Porque la argumentación neoliberal es también reduccionista en el ámbito demográfico. La atención se centra en la mortalidad, que al gusto de unos pocos parece retrasarse en exceso, mientras la fecundidad o su alternativa, la migración, o bien se obvian, o son anatemizadas directamente. Ocurre algo parecido con la perspectiva feminista.

Al margen del recorrido de ingresos que daría el reducir el desempleo en 7,5 puntos para situarnos en la media europea, está también la brecha salarial. Cuando un 50% de la población cobra un 28% menos, parece evidente que si se garantizara la equidad en el acceso al trabajo y al salario, los ingresos por cotización aumentarían en cerca de un 14%. El sistema de pensiones, su suficiencia y su sostenibilidad tienen que ver directamente con la calidad del empleo, y, por eso, la reforma de pensiones tiene que verse acompañada con la derogación de la reforma laboral del Partido Popular. Al margen de la estabilidad que aporta a nuestro estado del bienestar, la calidad del trabajo influye en otros dos aspectos relevantes. Las rentas del trabajo, mucho más que las rentas del capital, alimentan la demanda interna, que, en el marco de la incertidumbre internacional actual, juega un papel significativo a la hora de equilibrar el crecimiento económico, pero actúa además directamente sobre la cohesión social que se ha deteriorado en el marco de las últimas crisis.

Si a mitad de mandato el gobierno de progreso consigue el triplete de revertir las reformas de pensiones y laboral del PP, sacando además adelante los presupuestos, el hat-trick puede ser histórico. Aportará mejoras significativas para las clases trabajadoras y echará atrás la involución socioeconómica ejecutada por el Partido Popular con la connivencia en ese momento del BCE y de la Comisión Europea. Es de aquí de donde pueden venir resistencias importantes. A la laxitud en la negociación con Europa por parte del PSOE y la querencia del ministro Escrivá por recortar el gasto, ampliando el periodo de cómputo para el cálculo de la pensión, habría que sumar el repentino interés europeo por la integridad del diálogo social.

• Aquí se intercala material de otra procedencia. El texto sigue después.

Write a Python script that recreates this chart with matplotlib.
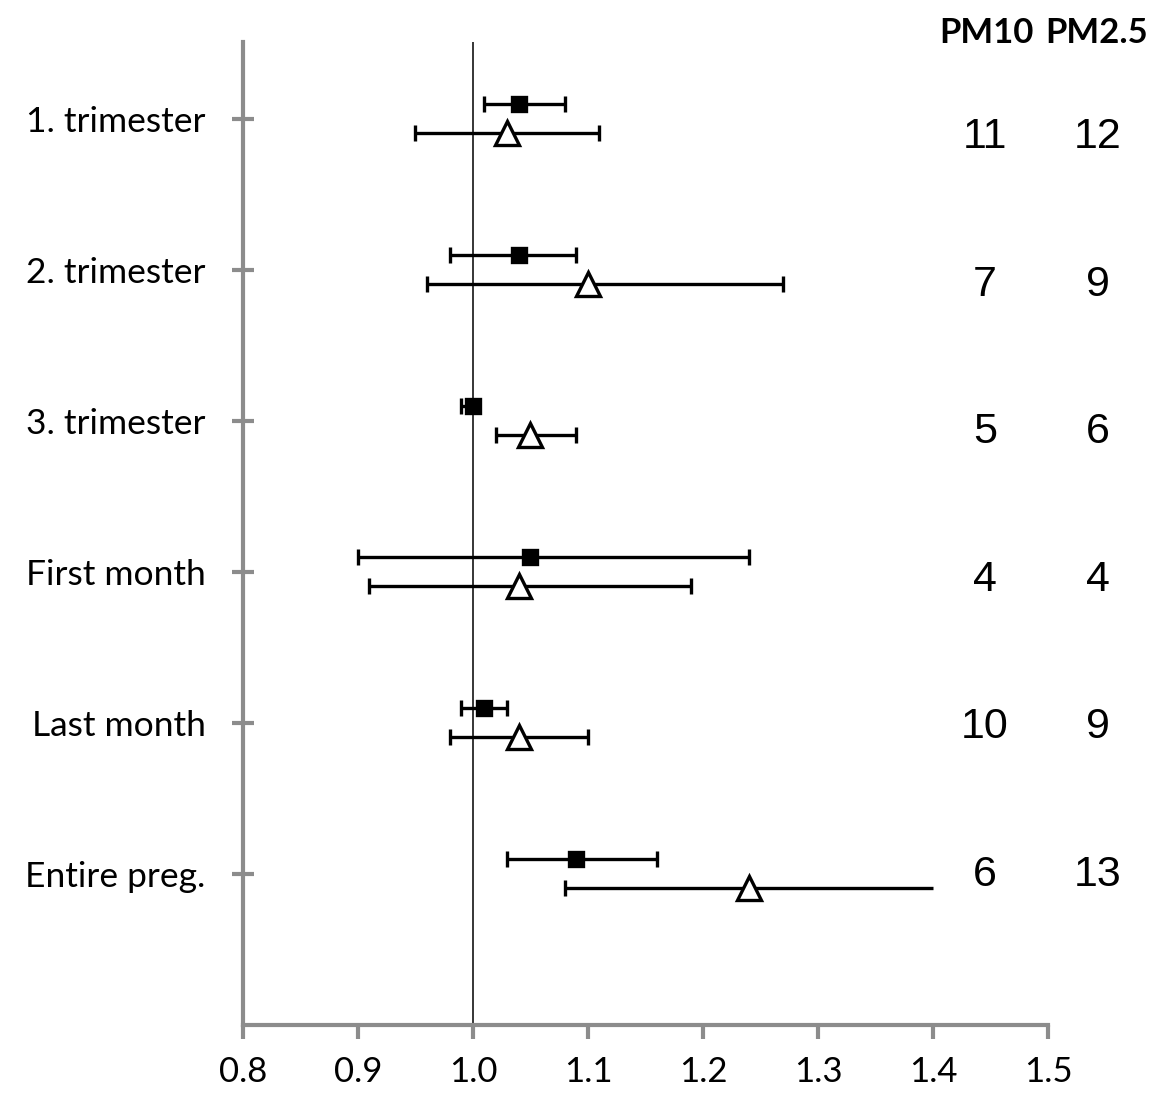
import numpy as np
import matplotlib.pyplot as plt

#########################
# Data (odds ratios with 95% CI)
periods = ["1. trimester", "2. trimester", "3. trimester",
           "First month", "Last month", "Entire preg."]
pm10_or = [1.04, 1.04, 1.00, 1.05, 1.01, 1.09]
pm10_lo = [1.01, 0.98, 0.99, 0.90, 0.99, 1.03]
pm10_hi = [1.08, 1.09, 1.00, 1.24, 1.03, 1.16]
pm25_or = [1.03, 1.10, 1.05, 1.04, 1.04, 1.24]
pm25_lo = [0.95, 0.96, 1.02, 0.91, 0.98, 1.08]
pm25_hi = [1.11, 1.27, 1.09, 1.19, 1.10, 1.40]
pm25_hi_open = [False, False, False, False, False, True]  # CI runs off, no cap
n_pm10 = [11, 7, 5, 4, 10, 6]
n_pm25 = [12, 9, 6, 4, 9, 13]
xticks = [0.8, 0.9, 1.0, 1.1, 1.2, 1.3, 1.4, 1.5]
#########################

W, H = 1156, 1097
fig = plt.figure(figsize=(W / 100, H / 100), dpi=100)
ax = fig.add_axes([243 / W, 1 - 1025 / H, (1048 - 243) / W, (1025 - 42) / H])

grey = "#8c8c8c"
ypos = np.arange(1, len(periods) + 1)
y10 = ypos - 0.1
y25 = ypos + 0.09

def draw_ci(y, est, lo, hi, open_hi, marker, ms, face):
    est = np.array(est); lo = np.array(lo); hi = np.array(hi)
    ax.errorbar(est, y, xerr=[est - lo, hi - est], fmt="none",
                ecolor="black", elinewidth=2.4, capsize=0, zorder=3)
    ax.plot(lo, y, ls="none", marker="|", ms=12, mew=2.4, color="black", zorder=3)
    hi_c = [h for h, o in zip(hi, open_hi) if not o]
    y_c = [yy for yy, o in zip(y, open_hi) if not o]
    ax.plot(hi_c, y_c, ls="none", marker="|", ms=12, mew=2.4, color="black", zorder=3)
    ax.plot(est, y, ls="none", marker=marker, ms=ms, mfc=face, mec="black",
            mew=2.4, zorder=4)

draw_ci(y10, pm10_or, pm10_lo, pm10_hi, [False] * 6, "s", 9.5, "black")
draw_ci(y25, pm25_or, pm25_lo, pm25_hi, pm25_hi_open, "^", 17, "white")

ax.axvline(1.0, color="black", lw=1.1, zorder=2)

ax.set_xlim(0.8, 1.5)
ax.set_ylim(7, 0.49)
ax.set_xticks(xticks)
ax.set_xticklabels([f"{v:.1f}" for v in xticks], family="Lato", fontsize=25)
ax.set_yticks(ypos)
ax.set_yticklabels(periods, family="Lato", fontsize=25.5)
for lab in ax.get_yticklabels():
    lab.set_verticalalignment("center_baseline")

for s in ["top", "right"]:
    ax.spines[s].set_visible(False)
for s in ["left", "bottom"]:
    ax.spines[s].set_color(grey)
    ax.spines[s].set_linewidth(3)
ax.tick_params(axis="y", direction="inout", length=16, width=3, color=grey, pad=19)
ax.tick_params(axis="x", direction="out", length=10, width=3, color=grey, pad=12)

# count columns at the right
for i in range(len(periods)):
    yp = 1 - (137 + 147.6 * i) / H
    fig.text(985 / W, yp, str(n_pm10[i]), ha="center", va="center",
             fontsize=31, family="Liberation Sans")
    fig.text(1098 / W, yp, str(n_pm25[i]), ha="center", va="center",
             fontsize=31, family="Liberation Sans")
fig.text(986 / W, 1 - 33 / H, "PM10", ha="center", va="center",
         fontsize=25, fontweight="bold", family="Lato")
fig.text(1097 / W, 1 - 33 / H, "PM2.5", ha="center", va="center",
         fontsize=25, fontweight="bold", family="Lato")

fig.savefig("out.png", dpi=100)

Cuando el Partido Popular impuso sin consenso parlamentario ni diálogo social la reforma laboral y la reforma de pensiones, Europa estuvo ausente. Ahora, cuando después de una larga negociación la patronal se levanta de la mesa, se escuchan voces de que eso puede comportar una revisión a la baja del segundo tramo de los fondos europeos. A pesar de estar suspendido el Pacto de Estabilidad y Crecimiento, parece que hay en la Comisión a quien le puede la voluntad de imponer reformas al margen de los usos y formas democráticas. Una pésima noticia que cuestiona el cambio de tornas en las políticas europeas y nos sugiere que, mal que nos pese, la cabra siempre tira al monte.